- **Set problem**
Would you transcribe the whole listing exactly, minus its pictures?

##### Given data

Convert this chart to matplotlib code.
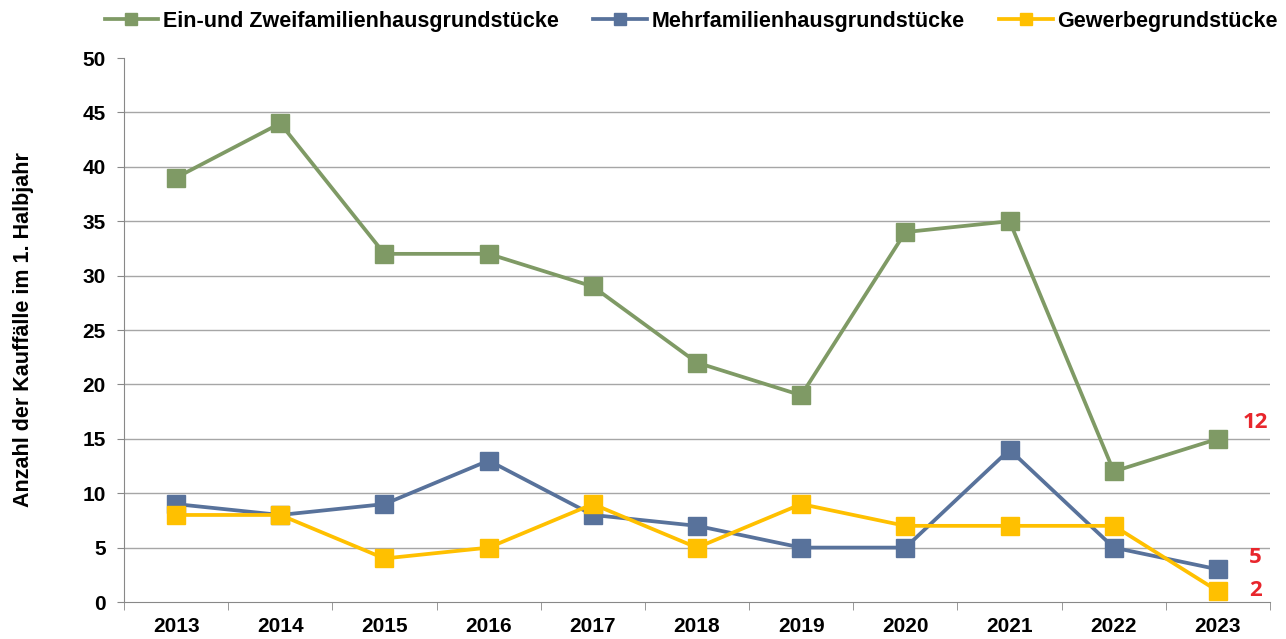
import matplotlib.pyplot as plt

years = ["2013", "2014", "2015", "2016", "2017", "2018", "2019", "2020", "2021", "2022", "2023"]
ein_zwei = [39, 44, 32, 32, 29, 22, 19, 34, 35, 12, 15]
mehr = [9, 8, 9, 13, 8, 7, 5, 5, 14, 5, 3]
gewerbe = [8, 8, 4, 5, 9, 5, 9, 7, 7, 7, 1]

notes = ["12", "5", "2"]
note_y = [16.5, 4.1, 1.1]

plt.rcParams["font.family"] = ["Liberation Sans", "DejaVu Sans"]

fig = plt.figure(figsize=(12.86, 6.39), dpi=100)
ax = fig.add_axes([0.0964, 0.0579, 0.8912, 0.8513])

x = range(len(years))
series = [
    (ein_zwei, "#7F9A65", "Ein-und Zweifamilienhausgrundstücke"),
    (mehr, "#58729B", "Mehrfamilienhausgrundstücke"),
    (gewerbe, "#FFC000", "Gewerbegrundstücke"),
]
for vals, col, lab in series:
    ax.plot(x, vals, color=col, lw=2.7, marker="s", ms=13, label=lab, zorder=3)

ax.set_xlim(-0.5, len(years) - 0.5)
ax.set_ylim(0, 50)
ax.set_yticks(range(0, 51, 5))
ax.set_xticks(list(x))
ax.set_xticklabels(years)
ax.set_xticks([i - 0.5 for i in range(len(years) + 1)], minor=True)
ax.tick_params(axis="x", which="major", length=0, pad=11)
ax.tick_params(axis="x", which="minor", length=6, color="#888888", direction="out")
ax.tick_params(axis="y", length=5, color="#888888", direction="out", pad=8)
for lbl in ax.get_xticklabels() + ax.get_yticklabels():
    lbl.set_fontweight("bold")
    lbl.set_fontsize(15)

# grid lines between 5 and 45 only (no line at the top value)
for yv in range(5, 50, 5):
    ax.axhline(yv, color="#A6A6A6", lw=1, zorder=1)
for s in ["top", "right"]:
    ax.spines[s].set_visible(False)
ax.spines["left"].set_color("#888888")
ax.spines["bottom"].set_color("#888888")

ax.set_ylabel("Anzahl der Kauffälle im 1. Halbjahr", fontsize=15.5, fontweight="bold")
ax.yaxis.set_label_coords(-0.0785, 0.5)

for t, yv in zip(notes, note_y):
    ax.text(10.36, yv, t, color="#E8262C", fontsize=16, fontweight="bold", ha="center", va="center",
            family=["Open Sans", "DejaVu Sans"])

fig.legend(*ax.get_legend_handles_labels(), loc="center", bbox_to_anchor=(0.5373, 0.967), ncol=3,
           frameon=False, prop={"weight": "bold", "size": 15.5}, handlelength=2.5,
           handletextpad=0.2, columnspacing=1.6, markerscale=0.66, borderaxespad=0)

fig.savefig("out.png", dpi=100)
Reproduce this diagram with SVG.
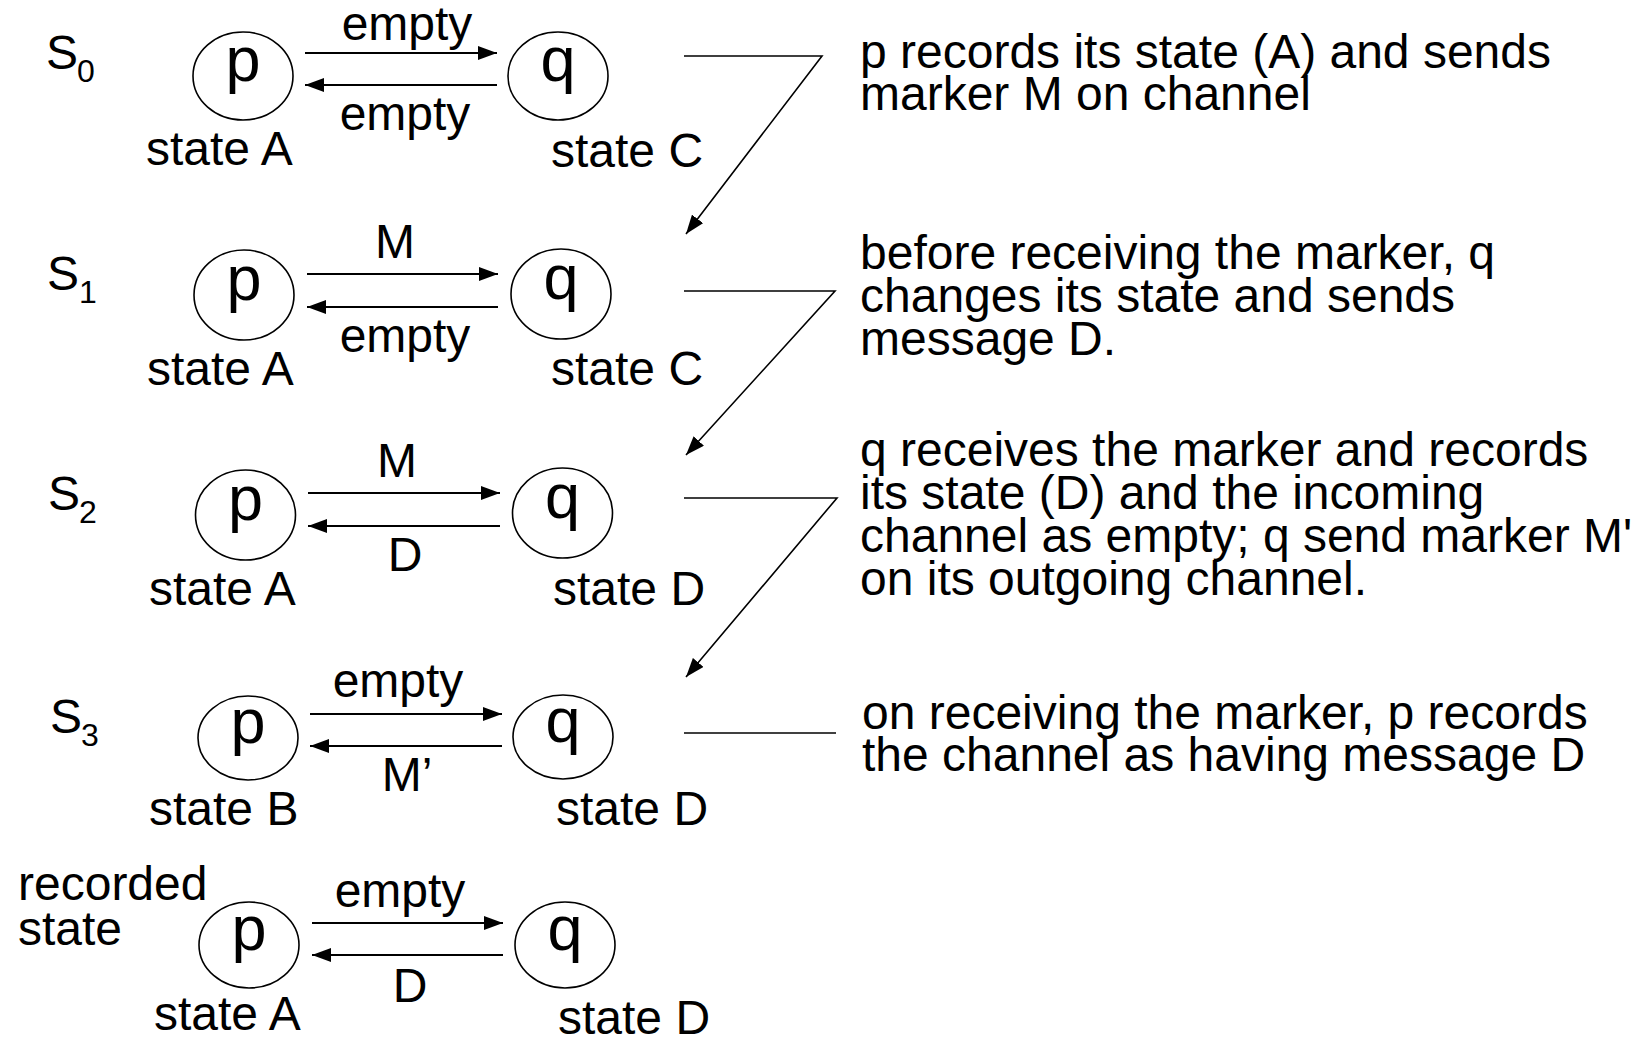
<svg xmlns="http://www.w3.org/2000/svg" width="1640" height="1037" viewBox="0 0 1640 1037">
<defs>
<marker id="ah" markerUnits="userSpaceOnUse" markerWidth="20" markerHeight="14" refX="19" refY="7" orient="auto">
<path d="M0,0 L19,7 L0,14 z" fill="#000"/>
</marker>
<style>
text{font-family:"Liberation Sans",Arial,sans-serif;font-size:48px;fill:#000}
.sub{font-size:32px}
.mid{text-anchor:middle}
.node text{font-size:63px;text-anchor:middle}
.node ellipse{fill:#fff;stroke:#000;stroke-width:1.6}
.ch{stroke:#000;stroke-width:2;fill:none;marker-end:url(#ah)}
.conn{stroke:#000;stroke-width:1.6;fill:none}
</style>
</defs>
<g id="labels">
<text x="46" y="69">S</text><text class="sub" x="77" y="82">0</text>
<text x="47" y="290">S</text><text class="sub" x="79" y="303">1</text>
<text x="48" y="510">S</text><text class="sub" x="79" y="523">2</text>
<text x="50" y="733">S</text><text class="sub" x="81" y="746">3</text>
<text x="18" y="900">recorded</text>
<text x="18" y="945">state</text>
</g>
<g id="row0">
<g id="p0" class="node"><ellipse cx="243" cy="76" rx="50" ry="44"/><text x="243" y="81">p</text></g>
<g id="q0" class="node"><ellipse cx="558" cy="76" rx="50" ry="44"/><text x="558" y="81">q</text></g>
<text class="mid" x="407" y="40">empty</text>
<text class="mid" x="405" y="130">empty</text>
<text x="146" y="165">state A</text>
<text x="551" y="167">state C</text>
</g>
<g id="row1">
<g id="p1" class="node"><ellipse cx="244" cy="295" rx="50" ry="45"/><text x="244" y="300">p</text></g>
<g id="q1" class="node"><ellipse cx="561" cy="294" rx="50" ry="45"/><text x="561" y="299">q</text></g>
<text class="mid" x="395" y="258">M</text>
<text class="mid" x="405" y="352">empty</text>
<text x="147" y="385">state A</text>
<text x="551" y="385">state C</text>
</g>
<g id="row2">
<g id="p2" class="node"><ellipse cx="245.5" cy="515" rx="50" ry="45"/><text x="245.5" y="520">p</text></g>
<g id="q2" class="node"><ellipse cx="562.5" cy="513" rx="50" ry="45"/><text x="562.5" y="518">q</text></g>
<text class="mid" x="397" y="477">M</text>
<text class="mid" x="405" y="571">D</text>
<text x="149" y="605">state A</text>
<text x="553" y="605">state D</text>
</g>
<g id="row3">
<g id="p3" class="node"><ellipse cx="248" cy="738" rx="50" ry="42"/><text x="248" y="743">p</text></g>
<g id="q3" class="node"><ellipse cx="563" cy="737" rx="50" ry="42"/><text x="563" y="742">q</text></g>
<text class="mid" x="398" y="697">empty</text>
<text class="mid" x="407" y="791">M’</text>
<text x="149" y="825">state B</text>
<text x="556" y="825">state D</text>
</g>
<g id="row4">
<g id="p4" class="node"><ellipse cx="249" cy="945" rx="50" ry="43"/><text x="249" y="950">p</text></g>
<g id="q4" class="node"><ellipse cx="565" cy="945" rx="50" ry="43"/><text x="565" y="950">q</text></g>
<text class="mid" x="400" y="907">empty</text>
<text class="mid" x="410" y="1002">D</text>
<text x="154" y="1030">state A</text>
<text x="558" y="1034">state D</text>
</g>
<g id="notes">
<text x="860" y="68">p records its state (A) and sends</text>
<text x="860" y="110">marker M on channel</text>
<text x="860" y="269">before receiving the marker, q</text>
<text x="860" y="312">changes its state and sends</text>
<text x="860" y="355">message D.</text>
<text x="860" y="466">q receives the marker and records</text>
<text x="860" y="509">its state (D) and the incoming</text>
<text x="860" y="552">channel as empty; q send marker M'</text>
<text x="860" y="595">on its outgoing channel.</text>
<text x="862" y="729">on receiving the marker, p records</text>
<text x="862" y="771">the channel as having message D</text>
</g>
<g id="connectors">
<line class="ch" x1="305" y1="53" x2="497" y2="53"/>
<line class="ch" x1="497" y1="85" x2="305" y2="85"/>
<line class="ch" x1="307" y1="274" x2="498" y2="274"/>
<line class="ch" x1="498" y1="307" x2="307" y2="307"/>
<line class="ch" x1="308" y1="493" x2="500" y2="493"/>
<line class="ch" x1="500" y1="526" x2="308" y2="526"/>
<line class="ch" x1="310" y1="714" x2="502" y2="714"/>
<line class="ch" x1="502" y1="746" x2="310" y2="746"/>
<line class="ch" x1="312" y1="923" x2="503" y2="923"/>
<line class="ch" x1="503" y1="955" x2="312" y2="955"/>
<polyline class="conn" points="684,56 822,56 686,234" style="marker-end:url(#ah)"/>
<polyline class="conn" points="684,291 835,291 686,455" style="marker-end:url(#ah)"/>
<polyline class="conn" points="684,498 837,498 686,677" style="marker-end:url(#ah)"/>
<line class="conn" x1="684" y1="733" x2="836" y2="733"/>
</g>
</svg>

##########

- **Written response**
Convert this chart to matplotlib code.
import matplotlib.pyplot as plt

years = ["2013", "2014", "2015", "2016", "2017", "2018", "2019", "2020", "2021", "2022", "2023"]
ein_zwei = [39, 44, 32, 32, 29, 22, 19, 34, 35, 12, 15]
mehr = [9, 8, 9, 13, 8, 7, 5, 5, 14, 5, 3]
gewerbe = [8, 8, 4, 5, 9, 5, 9, 7, 7, 7, 1]

notes = ["12", "5", "2"]
note_y = [16.5, 4.1, 1.1]

plt.rcParams["font.family"] = ["Liberation Sans", "DejaVu Sans"]

fig = plt.figure(figsize=(12.86, 6.39), dpi=100)
ax = fig.add_axes([0.0964, 0.0579, 0.8912, 0.8513])

x = range(len(years))
series = [
    (ein_zwei, "#7F9A65", "Ein-und Zweifamilienhausgrundstücke"),
    (mehr, "#58729B", "Mehrfamilienhausgrundstücke"),
    (gewerbe, "#FFC000", "Gewerbegrundstücke"),
]
for vals, col, lab in series:
    ax.plot(x, vals, color=col, lw=2.7, marker="s", ms=13, label=lab, zorder=3)

ax.set_xlim(-0.5, len(years) - 0.5)
ax.set_ylim(0, 50)
ax.set_yticks(range(0, 51, 5))
ax.set_xticks(list(x))
ax.set_xticklabels(years)
ax.set_xticks([i - 0.5 for i in range(len(years) + 1)], minor=True)
ax.tick_params(axis="x", which="major", length=0, pad=11)
ax.tick_params(axis="x", which="minor", length=6, color="#888888", direction="out")
ax.tick_params(axis="y", length=5, color="#888888", direction="out", pad=8)
for lbl in ax.get_xticklabels() + ax.get_yticklabels():
    lbl.set_fontweight("bold")
    lbl.set_fontsize(15)

# grid lines between 5 and 45 only (no line at the top value)
for yv in range(5, 50, 5):
    ax.axhline(yv, color="#A6A6A6", lw=1, zorder=1)
for s in ["top", "right"]:
    ax.spines[s].set_visible(False)
ax.spines["left"].set_color("#888888")
ax.spines["bottom"].set_color("#888888")

ax.set_ylabel("Anzahl der Kauffälle im 1. Halbjahr", fontsize=15.5, fontweight="bold")
ax.yaxis.set_label_coords(-0.0785, 0.5)

for t, yv in zip(notes, note_y):
    ax.text(10.36, yv, t, color="#E8262C", fontsize=16, fontweight="bold", ha="center", va="center",
            family=["Open Sans", "DejaVu Sans"])

fig.legend(*ax.get_legend_handles_labels(), loc="center", bbox_to_anchor=(0.5373, 0.967), ncol=3,
           frameon=False, prop={"weight": "bold", "size": 15.5}, handlelength=2.5,
           handletextpad=0.2, columnspacing=1.6, markerscale=0.66, borderaxespad=0)

fig.savefig("out.png", dpi=100)
Reproduce this diagram with SVG.
<svg xmlns="http://www.w3.org/2000/svg" width="1640" height="1037" viewBox="0 0 1640 1037">
<defs>
<marker id="ah" markerUnits="userSpaceOnUse" markerWidth="20" markerHeight="14" refX="19" refY="7" orient="auto">
<path d="M0,0 L19,7 L0,14 z" fill="#000"/>
</marker>
<style>
text{font-family:"Liberation Sans",Arial,sans-serif;font-size:48px;fill:#000}
.sub{font-size:32px}
.mid{text-anchor:middle}
.node text{font-size:63px;text-anchor:middle}
.node ellipse{fill:#fff;stroke:#000;stroke-width:1.6}
.ch{stroke:#000;stroke-width:2;fill:none;marker-end:url(#ah)}
.conn{stroke:#000;stroke-width:1.6;fill:none}
</style>
</defs>
<g id="labels">
<text x="46" y="69">S</text><text class="sub" x="77" y="82">0</text>
<text x="47" y="290">S</text><text class="sub" x="79" y="303">1</text>
<text x="48" y="510">S</text><text class="sub" x="79" y="523">2</text>
<text x="50" y="733">S</text><text class="sub" x="81" y="746">3</text>
<text x="18" y="900">recorded</text>
<text x="18" y="945">state</text>
</g>
<g id="row0">
<g id="p0" class="node"><ellipse cx="243" cy="76" rx="50" ry="44"/><text x="243" y="81">p</text></g>
<g id="q0" class="node"><ellipse cx="558" cy="76" rx="50" ry="44"/><text x="558" y="81">q</text></g>
<text class="mid" x="407" y="40">empty</text>
<text class="mid" x="405" y="130">empty</text>
<text x="146" y="165">state A</text>
<text x="551" y="167">state C</text>
</g>
<g id="row1">
<g id="p1" class="node"><ellipse cx="244" cy="295" rx="50" ry="45"/><text x="244" y="300">p</text></g>
<g id="q1" class="node"><ellipse cx="561" cy="294" rx="50" ry="45"/><text x="561" y="299">q</text></g>
<text class="mid" x="395" y="258">M</text>
<text class="mid" x="405" y="352">empty</text>
<text x="147" y="385">state A</text>
<text x="551" y="385">state C</text>
</g>
<g id="row2">
<g id="p2" class="node"><ellipse cx="245.5" cy="515" rx="50" ry="45"/><text x="245.5" y="520">p</text></g>
<g id="q2" class="node"><ellipse cx="562.5" cy="513" rx="50" ry="45"/><text x="562.5" y="518">q</text></g>
<text class="mid" x="397" y="477">M</text>
<text class="mid" x="405" y="571">D</text>
<text x="149" y="605">state A</text>
<text x="553" y="605">state D</text>
</g>
<g id="row3">
<g id="p3" class="node"><ellipse cx="248" cy="738" rx="50" ry="42"/><text x="248" y="743">p</text></g>
<g id="q3" class="node"><ellipse cx="563" cy="737" rx="50" ry="42"/><text x="563" y="742">q</text></g>
<text class="mid" x="398" y="697">empty</text>
<text class="mid" x="407" y="791">M’</text>
<text x="149" y="825">state B</text>
<text x="556" y="825">state D</text>
</g>
<g id="row4">
<g id="p4" class="node"><ellipse cx="249" cy="945" rx="50" ry="43"/><text x="249" y="950">p</text></g>
<g id="q4" class="node"><ellipse cx="565" cy="945" rx="50" ry="43"/><text x="565" y="950">q</text></g>
<text class="mid" x="400" y="907">empty</text>
<text class="mid" x="410" y="1002">D</text>
<text x="154" y="1030">state A</text>
<text x="558" y="1034">state D</text>
</g>
<g id="notes">
<text x="860" y="68">p records its state (A) and sends</text>
<text x="860" y="110">marker M on channel</text>
<text x="860" y="269">before receiving the marker, q</text>
<text x="860" y="312">changes its state and sends</text>
<text x="860" y="355">message D.</text>
<text x="860" y="466">q receives the marker and records</text>
<text x="860" y="509">its state (D) and the incoming</text>
<text x="860" y="552">channel as empty; q send marker M'</text>
<text x="860" y="595">on its outgoing channel.</text>
<text x="862" y="729">on receiving the marker, p records</text>
<text x="862" y="771">the channel as having message D</text>
</g>
<g id="connectors">
<line class="ch" x1="305" y1="53" x2="497" y2="53"/>
<line class="ch" x1="497" y1="85" x2="305" y2="85"/>
<line class="ch" x1="307" y1="274" x2="498" y2="274"/>
<line class="ch" x1="498" y1="307" x2="307" y2="307"/>
<line class="ch" x1="308" y1="493" x2="500" y2="493"/>
<line class="ch" x1="500" y1="526" x2="308" y2="526"/>
<line class="ch" x1="310" y1="714" x2="502" y2="714"/>
<line class="ch" x1="502" y1="746" x2="310" y2="746"/>
<line class="ch" x1="312" y1="923" x2="503" y2="923"/>
<line class="ch" x1="503" y1="955" x2="312" y2="955"/>
<polyline class="conn" points="684,56 822,56 686,234" style="marker-end:url(#ah)"/>
<polyline class="conn" points="684,291 835,291 686,455" style="marker-end:url(#ah)"/>
<polyline class="conn" points="684,498 837,498 686,677" style="marker-end:url(#ah)"/>
<line class="conn" x1="684" y1="733" x2="836" y2="733"/>
</g>
</svg>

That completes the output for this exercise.